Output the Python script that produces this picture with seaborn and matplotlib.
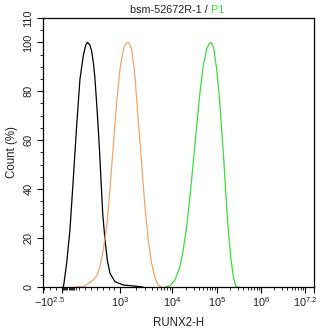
import numpy as np
import pandas as pd
import matplotlib
matplotlib.use("Agg")
import matplotlib.pyplot as plt
import seaborn as sns
from matplotlib.ticker import FixedLocator, FixedFormatter
from matplotlib.transforms import ScaledTranslation

# histogram curves (RUNX2-H intensity vs Count %)
black_x = [30, 41, 87, 143, 199, 257, 313, 370, 410, 440, 480, 512, 545, 569, 608, 642,
           671, 700, 739, 778, 824, 909, 1137, 2053, 2710]
black_y = [0, 1.5, 9.7, 23.4, 43.9, 65.8, 84.9, 94.5, 98.8, 100, 99, 96.5, 91, 85, 71.3, 57.6,
           43.9, 30.2, 19.3, 11.1, 5.6, 2.2, 0.8, 0.3, 0]

orange_x = [228, 370, 484, 540, 598, 654, 710, 768, 824, 880, 938, 994, 1137, 1250, 1380,
            1510, 1647, 1906, 2203, 2558, 2962, 3428, 3981, 4603, 5322, 6180]
orange_y = [0, 0.1, 1.9, 2.9, 4.5, 8.3, 15.2, 24.7, 39.8, 57.6, 75.4, 89, 97, 99.2, 100,
            99.3, 97.2, 86.3, 68.5, 50.8, 33, 19.3, 9.7, 4, 0.8, 0]

green_x = [7164, 8935, 11390, 14780, 17550, 20950, 24890, 29550, 35280, 41880, 49750, 59390,
           66000, 73150, 80000, 86880, 100000, 114500, 129800, 146300, 162300, 183000,
           207400, 237500, 273400, 308300]
green_y = [0, 0.4, 2.9, 8.3, 15.2, 24.7, 37.1, 50.8, 65.8, 79.5, 90.4, 97.2,
           99.2, 100, 99.2, 97.2, 89, 78.1, 64.4, 50.8, 37.1, 23.4,
           12.4, 4.2, 0.1, 0]

samples = ["isotype", "blank", "P1"]
colors = ["#000000", "#f2a46a", "#3ddc3d"]

xtick_vals = [-10**2.5, 0, 1e3, 1e4, 1e5, 1e6, 1e7, 10**7.2]
xtick_labels = [r"$-10^{2.5}$", "", r"$10^{3}$", r"$10^{4}$", r"$10^{5}$", r"$10^{6}$", "",
                r"$10^{7.2}$"]
ytick_vals = [0, 20, 40, 60, 80, 100, 110]

df = pd.concat([
    pd.DataFrame({"x": black_x, "y": black_y, "sample": samples[0]}),
    pd.DataFrame({"x": orange_x, "y": orange_y, "sample": samples[1]}),
    pd.DataFrame({"x": green_x, "y": green_y, "sample": samples[2]}),
])

# biexponential-ish display scale: linear below 1e3, log above
LO, HI = -10**2.5, 1e3


def fwd(x):
    x = np.asarray(x, dtype=float)
    lin = (x - LO) / (HI - LO) * 1.75
    lg = np.log10(np.maximum(x, HI))
    lg_part = np.where(lg < 4, 1.75 + (lg - 3) * 1.18, 2.93 + (lg - 4))
    return np.where(x <= HI, lin, lg_part)


def inv(u):
    u = np.asarray(u, dtype=float)
    with np.errstate(over="ignore"):
        lin = LO + u / 1.75 * (HI - LO)
        mid = 10 ** (3 + (u - 1.75) / 1.18)
        hi = 10 ** (4 + (u - 2.93))
    return np.where(u <= 1.75, lin, np.where(u <= 2.93, mid, hi))


sns.set_style("ticks")
plt.rcParams["font.family"] = ["Liberation Sans", "DejaVu Sans"]
plt.rcParams["mathtext.fontset"] = "custom"
plt.rcParams["mathtext.rm"] = "Liberation Sans"
plt.rcParams["mathtext.it"] = "Liberation Sans:italic"

fig = plt.figure(figsize=(3.28, 3.31), dpi=100)
ax = fig.add_axes([0.131, 0.133, 0.826, 0.813])

sns.lineplot(data=df, x="x", y="y", hue="sample", palette=dict(zip(samples, colors)),
             estimator=None, sort=False, lw=0.9, legend=False, ax=ax)

ax.set_xscale("function", functions=(fwd, inv))
ax.set_xlim(-10**2.5, 10**7.2)
ax.set_ylim(0, 110)

# ticks
ax.xaxis.set_major_locator(FixedLocator(xtick_vals))
ax.xaxis.set_major_formatter(FixedFormatter(xtick_labels))
minor_x = [-300, -200, -100] + list(range(20, 260, 20)) + list(range(300, 1000, 100))
for d in range(3, 7):
    minor_x += [m * 10**d for m in range(2, 10)]
ax.xaxis.set_minor_locator(FixedLocator(minor_x))
ax.yaxis.set_major_locator(FixedLocator(ytick_vals))
ax.yaxis.set_minor_locator(FixedLocator(list(range(5, 110, 5))))

ax.tick_params(which="major", length=4, width=0.8, color="black", labelsize=7.9,
               labelcolor="#222222", pad=2)
ax.tick_params(which="minor", length=2, width=0.6, color="black")
ax.tick_params(axis="y", labelrotation=90, pad=3)
for lab in ax.get_yticklabels():
    lab.set_va("center")

# edge labels on the x axis sit slightly inward
xl = ax.get_xticklabels()
xl[0].set_transform(xl[0].get_transform() + ScaledTranslation(5 / 72, 0, fig.dpi_scale_trans))
xl[-1].set_transform(xl[-1].get_transform() + ScaledTranslation(-6 / 72, 0, fig.dpi_scale_trans))

for s in ax.spines.values():
    s.set_linewidth(0.9)
    s.set_color("black")

ax.set_xlabel("RUNX2-H", fontsize=8.3, labelpad=6, color="#222222")
ax.set_ylabel("Count (%)", fontsize=8.3, labelpad=4, color="#222222")

# two-colour title
t1 = ax.text(0.321, 1.012, "bsm-52672R-1 /", transform=ax.transAxes, fontsize=7.8,
             color="#222222", ha="left", va="bottom")
ax.annotate(" P1", xy=(1, 0), xycoords=t1, fontsize=7.8, color="#3ddc3d",
            ha="left", va="bottom")

fig.savefig("out.png", dpi=100)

◆ ◆ ◆ ◆

_EXERCISE AIM_
Return the listing above unchanged, apart from dropping its pictures.

_RESULT FOR THIS TASK_
Output the Python script that produces this picture with seaborn and matplotlib.
import numpy as np
import pandas as pd
import matplotlib
matplotlib.use("Agg")
import matplotlib.pyplot as plt
import seaborn as sns
from matplotlib.ticker import FixedLocator, FixedFormatter
from matplotlib.transforms import ScaledTranslation

# histogram curves (RUNX2-H intensity vs Count %)
black_x = [30, 41, 87, 143, 199, 257, 313, 370, 410, 440, 480, 512, 545, 569, 608, 642,
           671, 700, 739, 778, 824, 909, 1137, 2053, 2710]
black_y = [0, 1.5, 9.7, 23.4, 43.9, 65.8, 84.9, 94.5, 98.8, 100, 99, 96.5, 91, 85, 71.3, 57.6,
           43.9, 30.2, 19.3, 11.1, 5.6, 2.2, 0.8, 0.3, 0]

orange_x = [228, 370, 484, 540, 598, 654, 710, 768, 824, 880, 938, 994, 1137, 1250, 1380,
            1510, 1647, 1906, 2203, 2558, 2962, 3428, 3981, 4603, 5322, 6180]
orange_y = [0, 0.1, 1.9, 2.9, 4.5, 8.3, 15.2, 24.7, 39.8, 57.6, 75.4, 89, 97, 99.2, 100,
            99.3, 97.2, 86.3, 68.5, 50.8, 33, 19.3, 9.7, 4, 0.8, 0]

green_x = [7164, 8935, 11390, 14780, 17550, 20950, 24890, 29550, 35280, 41880, 49750, 59390,
           66000, 73150, 80000, 86880, 100000, 114500, 129800, 146300, 162300, 183000,
           207400, 237500, 273400, 308300]
green_y = [0, 0.4, 2.9, 8.3, 15.2, 24.7, 37.1, 50.8, 65.8, 79.5, 90.4, 97.2,
           99.2, 100, 99.2, 97.2, 89, 78.1, 64.4, 50.8, 37.1, 23.4,
           12.4, 4.2, 0.1, 0]

samples = ["isotype", "blank", "P1"]
colors = ["#000000", "#f2a46a", "#3ddc3d"]

xtick_vals = [-10**2.5, 0, 1e3, 1e4, 1e5, 1e6, 1e7, 10**7.2]
xtick_labels = [r"$-10^{2.5}$", "", r"$10^{3}$", r"$10^{4}$", r"$10^{5}$", r"$10^{6}$", "",
                r"$10^{7.2}$"]
ytick_vals = [0, 20, 40, 60, 80, 100, 110]

df = pd.concat([
    pd.DataFrame({"x": black_x, "y": black_y, "sample": samples[0]}),
    pd.DataFrame({"x": orange_x, "y": orange_y, "sample": samples[1]}),
    pd.DataFrame({"x": green_x, "y": green_y, "sample": samples[2]}),
])

# biexponential-ish display scale: linear below 1e3, log above
LO, HI = -10**2.5, 1e3


def fwd(x):
    x = np.asarray(x, dtype=float)
    lin = (x - LO) / (HI - LO) * 1.75
    lg = np.log10(np.maximum(x, HI))
    lg_part = np.where(lg < 4, 1.75 + (lg - 3) * 1.18, 2.93 + (lg - 4))
    return np.where(x <= HI, lin, lg_part)


def inv(u):
    u = np.asarray(u, dtype=float)
    with np.errstate(over="ignore"):
        lin = LO + u / 1.75 * (HI - LO)
        mid = 10 ** (3 + (u - 1.75) / 1.18)
        hi = 10 ** (4 + (u - 2.93))
    return np.where(u <= 1.75, lin, np.where(u <= 2.93, mid, hi))


sns.set_style("ticks")
plt.rcParams["font.family"] = ["Liberation Sans", "DejaVu Sans"]
plt.rcParams["mathtext.fontset"] = "custom"
plt.rcParams["mathtext.rm"] = "Liberation Sans"
plt.rcParams["mathtext.it"] = "Liberation Sans:italic"

fig = plt.figure(figsize=(3.28, 3.31), dpi=100)
ax = fig.add_axes([0.131, 0.133, 0.826, 0.813])

sns.lineplot(data=df, x="x", y="y", hue="sample", palette=dict(zip(samples, colors)),
             estimator=None, sort=False, lw=0.9, legend=False, ax=ax)

ax.set_xscale("function", functions=(fwd, inv))
ax.set_xlim(-10**2.5, 10**7.2)
ax.set_ylim(0, 110)

# ticks
ax.xaxis.set_major_locator(FixedLocator(xtick_vals))
ax.xaxis.set_major_formatter(FixedFormatter(xtick_labels))
minor_x = [-300, -200, -100] + list(range(20, 260, 20)) + list(range(300, 1000, 100))
for d in range(3, 7):
    minor_x += [m * 10**d for m in range(2, 10)]
ax.xaxis.set_minor_locator(FixedLocator(minor_x))
ax.yaxis.set_major_locator(FixedLocator(ytick_vals))
ax.yaxis.set_minor_locator(FixedLocator(list(range(5, 110, 5))))

ax.tick_params(which="major", length=4, width=0.8, color="black", labelsize=7.9,
               labelcolor="#222222", pad=2)
ax.tick_params(which="minor", length=2, width=0.6, color="black")
ax.tick_params(axis="y", labelrotation=90, pad=3)
for lab in ax.get_yticklabels():
    lab.set_va("center")

# edge labels on the x axis sit slightly inward
xl = ax.get_xticklabels()
xl[0].set_transform(xl[0].get_transform() + ScaledTranslation(5 / 72, 0, fig.dpi_scale_trans))
xl[-1].set_transform(xl[-1].get_transform() + ScaledTranslation(-6 / 72, 0, fig.dpi_scale_trans))

for s in ax.spines.values():
    s.set_linewidth(0.9)
    s.set_color("black")

ax.set_xlabel("RUNX2-H", fontsize=8.3, labelpad=6, color="#222222")
ax.set_ylabel("Count (%)", fontsize=8.3, labelpad=4, color="#222222")

# two-colour title
t1 = ax.text(0.321, 1.012, "bsm-52672R-1 /", transform=ax.transAxes, fontsize=7.8,
             color="#222222", ha="left", va="bottom")
ax.annotate(" P1", xy=(1, 0), xycoords=t1, fontsize=7.8, color="#3ddc3d",
            ha="left", va="bottom")

fig.savefig("out.png", dpi=100)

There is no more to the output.